Exercise aim:
Determine which lines contain the word "with", then copy those lines.

Exercise materials:
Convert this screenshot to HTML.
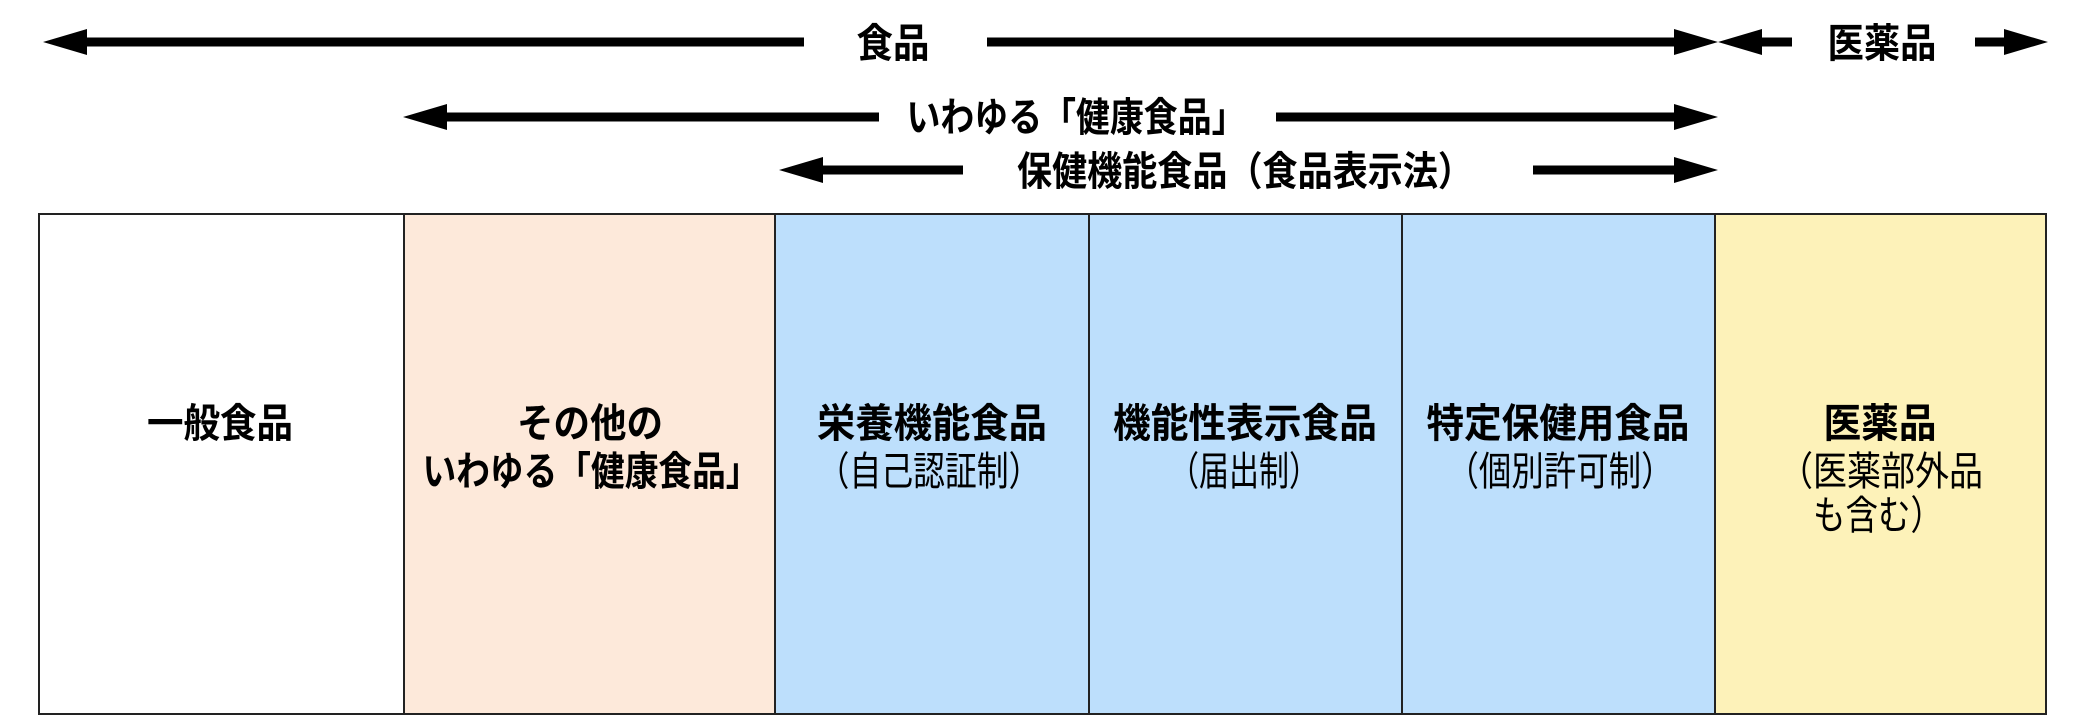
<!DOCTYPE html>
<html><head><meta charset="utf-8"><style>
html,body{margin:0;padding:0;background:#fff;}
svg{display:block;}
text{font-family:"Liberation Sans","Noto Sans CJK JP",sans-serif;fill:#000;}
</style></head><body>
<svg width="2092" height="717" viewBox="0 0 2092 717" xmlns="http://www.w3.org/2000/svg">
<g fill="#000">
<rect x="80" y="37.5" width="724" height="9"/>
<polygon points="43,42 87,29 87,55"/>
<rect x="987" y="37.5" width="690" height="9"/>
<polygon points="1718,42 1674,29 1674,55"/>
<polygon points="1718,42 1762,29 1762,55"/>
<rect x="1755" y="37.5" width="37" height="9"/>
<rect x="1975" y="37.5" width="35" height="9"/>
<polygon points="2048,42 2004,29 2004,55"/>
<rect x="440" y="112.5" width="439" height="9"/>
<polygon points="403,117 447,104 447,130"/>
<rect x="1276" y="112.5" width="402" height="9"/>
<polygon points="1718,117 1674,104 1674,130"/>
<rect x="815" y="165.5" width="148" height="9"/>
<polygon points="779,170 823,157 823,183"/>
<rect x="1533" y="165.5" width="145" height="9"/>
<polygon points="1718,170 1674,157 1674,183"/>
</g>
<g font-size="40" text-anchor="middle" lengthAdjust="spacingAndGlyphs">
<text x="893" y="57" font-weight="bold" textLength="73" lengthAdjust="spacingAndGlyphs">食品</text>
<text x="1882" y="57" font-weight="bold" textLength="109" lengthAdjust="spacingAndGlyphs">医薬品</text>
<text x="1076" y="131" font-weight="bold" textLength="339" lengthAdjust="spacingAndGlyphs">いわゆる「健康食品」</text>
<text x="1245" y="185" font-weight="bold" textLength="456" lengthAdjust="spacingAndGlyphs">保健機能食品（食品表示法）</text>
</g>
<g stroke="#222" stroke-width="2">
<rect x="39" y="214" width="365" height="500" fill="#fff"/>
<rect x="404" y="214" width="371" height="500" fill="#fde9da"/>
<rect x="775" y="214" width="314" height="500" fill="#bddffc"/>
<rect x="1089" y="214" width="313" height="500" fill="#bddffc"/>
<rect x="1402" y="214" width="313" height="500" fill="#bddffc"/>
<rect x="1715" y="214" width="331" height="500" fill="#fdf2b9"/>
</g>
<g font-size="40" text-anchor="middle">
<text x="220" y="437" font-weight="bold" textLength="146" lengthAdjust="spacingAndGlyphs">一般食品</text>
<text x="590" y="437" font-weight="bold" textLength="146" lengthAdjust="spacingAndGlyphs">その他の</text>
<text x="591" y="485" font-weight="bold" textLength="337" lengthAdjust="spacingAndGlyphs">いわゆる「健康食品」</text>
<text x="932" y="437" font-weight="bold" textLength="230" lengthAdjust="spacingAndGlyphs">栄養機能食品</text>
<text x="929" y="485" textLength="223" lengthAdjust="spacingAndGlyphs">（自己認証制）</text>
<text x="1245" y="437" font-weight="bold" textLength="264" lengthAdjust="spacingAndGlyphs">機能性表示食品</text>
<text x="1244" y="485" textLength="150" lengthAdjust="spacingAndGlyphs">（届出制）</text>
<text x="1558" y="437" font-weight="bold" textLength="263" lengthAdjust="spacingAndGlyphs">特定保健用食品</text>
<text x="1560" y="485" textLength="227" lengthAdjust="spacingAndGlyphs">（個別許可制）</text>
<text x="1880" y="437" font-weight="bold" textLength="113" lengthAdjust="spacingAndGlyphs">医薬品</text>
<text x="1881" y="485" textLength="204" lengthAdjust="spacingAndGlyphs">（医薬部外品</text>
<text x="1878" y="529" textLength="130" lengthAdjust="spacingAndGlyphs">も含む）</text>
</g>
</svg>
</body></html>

* * *

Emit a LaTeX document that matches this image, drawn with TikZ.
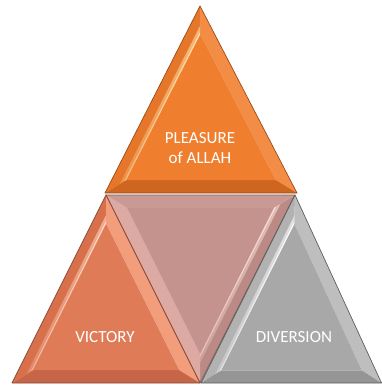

...

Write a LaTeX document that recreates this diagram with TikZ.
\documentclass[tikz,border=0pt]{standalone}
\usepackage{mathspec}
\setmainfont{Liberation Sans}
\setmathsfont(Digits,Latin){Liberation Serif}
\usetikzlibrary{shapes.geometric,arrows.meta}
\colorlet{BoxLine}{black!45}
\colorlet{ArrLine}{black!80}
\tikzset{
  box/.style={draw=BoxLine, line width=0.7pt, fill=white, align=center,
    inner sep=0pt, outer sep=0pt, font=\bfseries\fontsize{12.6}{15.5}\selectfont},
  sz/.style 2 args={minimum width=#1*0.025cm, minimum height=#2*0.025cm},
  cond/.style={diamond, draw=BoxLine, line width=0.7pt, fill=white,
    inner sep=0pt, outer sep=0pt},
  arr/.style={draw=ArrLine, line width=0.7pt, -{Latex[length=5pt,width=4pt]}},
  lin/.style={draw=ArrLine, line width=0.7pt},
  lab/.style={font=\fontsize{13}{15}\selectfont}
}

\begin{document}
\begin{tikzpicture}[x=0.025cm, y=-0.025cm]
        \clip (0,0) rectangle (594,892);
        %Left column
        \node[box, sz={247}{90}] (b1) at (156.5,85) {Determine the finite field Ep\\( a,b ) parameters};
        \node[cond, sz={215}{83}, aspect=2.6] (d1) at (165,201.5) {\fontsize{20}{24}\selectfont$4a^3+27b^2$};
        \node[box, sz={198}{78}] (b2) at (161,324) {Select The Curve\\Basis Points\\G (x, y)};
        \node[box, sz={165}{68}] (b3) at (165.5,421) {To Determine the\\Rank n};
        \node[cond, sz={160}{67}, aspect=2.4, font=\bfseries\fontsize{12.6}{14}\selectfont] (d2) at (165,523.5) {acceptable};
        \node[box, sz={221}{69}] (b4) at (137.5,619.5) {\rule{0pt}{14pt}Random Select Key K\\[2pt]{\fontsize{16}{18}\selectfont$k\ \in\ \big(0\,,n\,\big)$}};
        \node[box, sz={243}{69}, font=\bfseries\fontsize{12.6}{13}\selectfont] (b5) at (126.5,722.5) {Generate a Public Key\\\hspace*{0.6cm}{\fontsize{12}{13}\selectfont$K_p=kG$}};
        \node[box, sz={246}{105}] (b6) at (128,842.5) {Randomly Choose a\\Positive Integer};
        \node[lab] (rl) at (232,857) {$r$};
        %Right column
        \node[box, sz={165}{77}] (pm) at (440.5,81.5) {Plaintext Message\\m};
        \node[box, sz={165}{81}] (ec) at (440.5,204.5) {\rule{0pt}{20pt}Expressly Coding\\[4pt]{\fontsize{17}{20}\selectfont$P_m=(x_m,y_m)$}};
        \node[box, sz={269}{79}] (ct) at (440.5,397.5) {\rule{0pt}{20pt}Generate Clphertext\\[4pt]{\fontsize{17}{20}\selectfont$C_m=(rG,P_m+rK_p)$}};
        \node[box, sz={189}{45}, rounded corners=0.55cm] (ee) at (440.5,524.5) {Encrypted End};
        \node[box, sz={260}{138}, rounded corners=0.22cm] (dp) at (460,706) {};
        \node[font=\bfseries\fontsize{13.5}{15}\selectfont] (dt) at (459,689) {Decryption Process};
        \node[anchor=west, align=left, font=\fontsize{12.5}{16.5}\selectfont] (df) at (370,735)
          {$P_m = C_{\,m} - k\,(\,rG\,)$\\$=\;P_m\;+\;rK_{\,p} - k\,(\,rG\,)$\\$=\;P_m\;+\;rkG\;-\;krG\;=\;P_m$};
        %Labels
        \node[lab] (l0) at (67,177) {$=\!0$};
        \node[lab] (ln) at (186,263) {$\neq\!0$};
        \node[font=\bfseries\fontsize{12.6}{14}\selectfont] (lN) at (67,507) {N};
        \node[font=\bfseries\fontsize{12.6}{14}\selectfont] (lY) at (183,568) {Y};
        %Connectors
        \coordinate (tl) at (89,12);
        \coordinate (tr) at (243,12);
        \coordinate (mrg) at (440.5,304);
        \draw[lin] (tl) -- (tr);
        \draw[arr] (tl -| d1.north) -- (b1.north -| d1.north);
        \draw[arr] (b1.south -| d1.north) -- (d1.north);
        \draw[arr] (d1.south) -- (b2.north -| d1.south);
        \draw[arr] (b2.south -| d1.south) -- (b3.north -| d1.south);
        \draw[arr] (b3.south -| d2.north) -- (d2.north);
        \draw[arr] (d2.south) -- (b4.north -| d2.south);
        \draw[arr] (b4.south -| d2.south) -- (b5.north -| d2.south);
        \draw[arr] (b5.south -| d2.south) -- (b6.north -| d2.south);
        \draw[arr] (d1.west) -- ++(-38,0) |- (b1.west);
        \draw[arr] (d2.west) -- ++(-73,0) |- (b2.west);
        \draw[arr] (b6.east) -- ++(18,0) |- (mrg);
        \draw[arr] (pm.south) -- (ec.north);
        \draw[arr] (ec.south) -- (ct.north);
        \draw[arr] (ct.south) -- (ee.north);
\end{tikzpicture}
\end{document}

Answer in full:
Emit a LaTeX document that matches this image, drawn with TikZ.
Write a LaTeX document that recreates this diagram with TikZ.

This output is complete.